In 2012, non-current assets increased by Euro94.7 million, due to increases in tangible
assets of Euro 33.0 million, to increases in intangible assets (including goodwill)
of Euro 53.0 million, to increases in investments of Euro 3.0 million, to increases in
deferred tax assets of Euro16.0 million, partially offset by a decrease of other assets
of Euro10.2 million.
The increase in intangible assets was primarily due to 2012 additions of Euro 117.0
million and to current year business acquisitions of Euro152.1 million, partially offset by
depreciation of Euro145.3 million and the negative effects of foreign currency fluctuations
from December 2011 to December 2012 of Euro63.2 million.
The increase in tangible assets was primarily due to 2012 currency fluctuation effects of
Euro13.8 million, additions of Euro269.4 million, including financial leases of Euro 7.9
million, current year business acquisitions of Euro12.5 million, which were partially offset
by the depreciation of Euro213.0 million and disposals of Euro29.0 million.

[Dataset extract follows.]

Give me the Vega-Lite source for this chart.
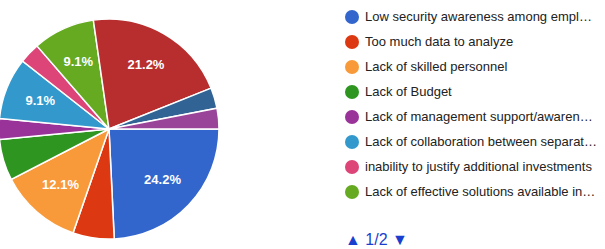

As of December 31, 2012, as compared to December 31, 2011:
• accounts receivable increased by Euro30.5 million, mainly due to the increase in net
sales during 2012, partially offset by the improvement in collection;
• inventory increased by Euro79.3 million. The growth is due to the acquisition of Tecnol
and to an increase in relation to an implementation of SAP in our Italian manufacturing
facilities at the beginning of 2013;
• other current assets decreased by Euro21.6 million. The reduction is mainly due to
utilization, in 2012, of the tax receivable balance as of December 31, 2011 (approximately
Euro12.4 million) and to the decrease in prepayments related to royalties by certain of
our Italian subsidiaries (approximately Euro11.6 million);
• accounts payable increased by Euro74.3 million. This increase is mainly due to better
payment conditions, which were negotiated by the Group in 2011;
• current taxes payable increased by Euro26.5 million mainly due to the timing of tax
payments made by the Group in various jurisdictions;
• current liabilities increased by Euro55.9 million mainly due to an increase in salary
payables related to North American retail store personnel (Euro18.4 million) and to
the increase of other liabilities in North America subsidiaries (Euro21.6 million);
• long-term provisions for risks increased by Euro 39.2 million mainly due to the
acquisition of Tecnol;
• other non-current liabilities decreased by Euro14.1 million mainly due to the expiration
date of interest rate derivatives (Euro8.3 million).